Spain has a great variety of dishes and the gastronomy is very different depending on where you go and the season you visit. The weather influence the things you find on the menus, like for instance the Castilian soup in central Spain is very tasty but difficult to find in summer, and gazpacho (cold tomato soup) is always in the menus in Andalucia, but only in summer in the rest of Spain.
There are many kinds of rices cooked in a paella pan, but there are some recipes that are consider more authentic than others. If you go to Valencia (east cost of Spain) you'll find Paella Valenciana, paella del senyoret (the one in the picture), seafood paella, black paella, etc.
There are many ways to cook octopus, but our favorite is in the "Galician way", boiled in a copper cauldron and served in a wooden plate with olive oil and sweet or spicy paprika. It goes great with albariño or ribeiro wine.
They are made with bechamel and breadcrums, mixed with one other tasty ingredient. Traditionally that ingredient added to the bechamel were the left overs from the day before, but nowadays in restaurants they usually serve ham croquettes, or cod croquettes, or blue cheese, etc.
If you are going to the north coast and you like seafood, be prepared to have big plate for a little money. There is an extraordinary rich diversity of seafood, with outstanding quality. I thought I didn't like cockles until I tried them there!
In central Spain lamb, game meat and suckling pig are a very common in restaurants, specially in Segovia. The suckling pig has a very tender meat and crunchy skin. They say is so soft that in many restaurantes they cut the portions with a plate, to prove you that you don't even need a knife.
Bean stew typical from Asturias, with chorizo, black pudding, paprika, garlic... Very filling in winter time! In Madrid they have a different stew called cocido: made with chickpeas, chorizo and black-pudding.

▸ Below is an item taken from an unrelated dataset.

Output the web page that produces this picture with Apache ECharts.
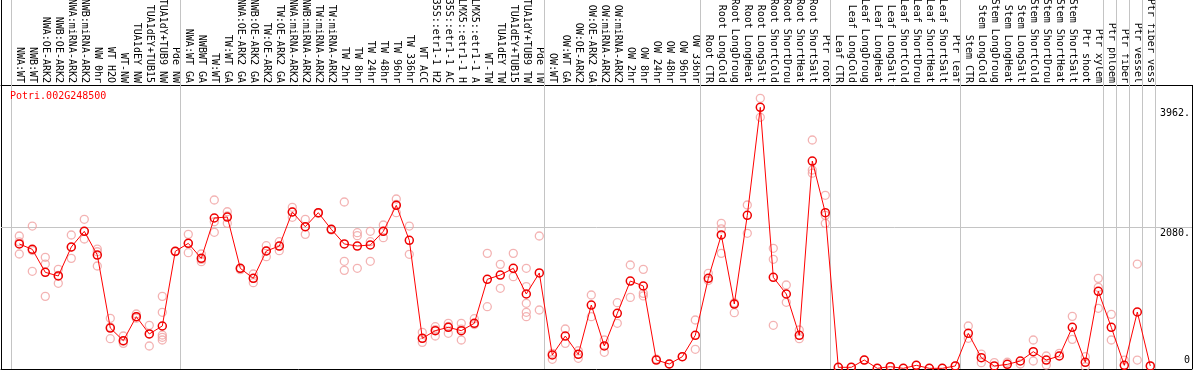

In Spain there are more than 300 varieties of olive trees, and thousands of ways to prepare the olives. The first thing to do with the olives is to remove their bitterness, by washing them a few days in water. Then is time to add the condiments, like paprika, rosemary, black pepper, onion, bay, garlic, lemon, vermouth... Olives are a very common tapa in a bar, they would frequently give you some for free with your drinks.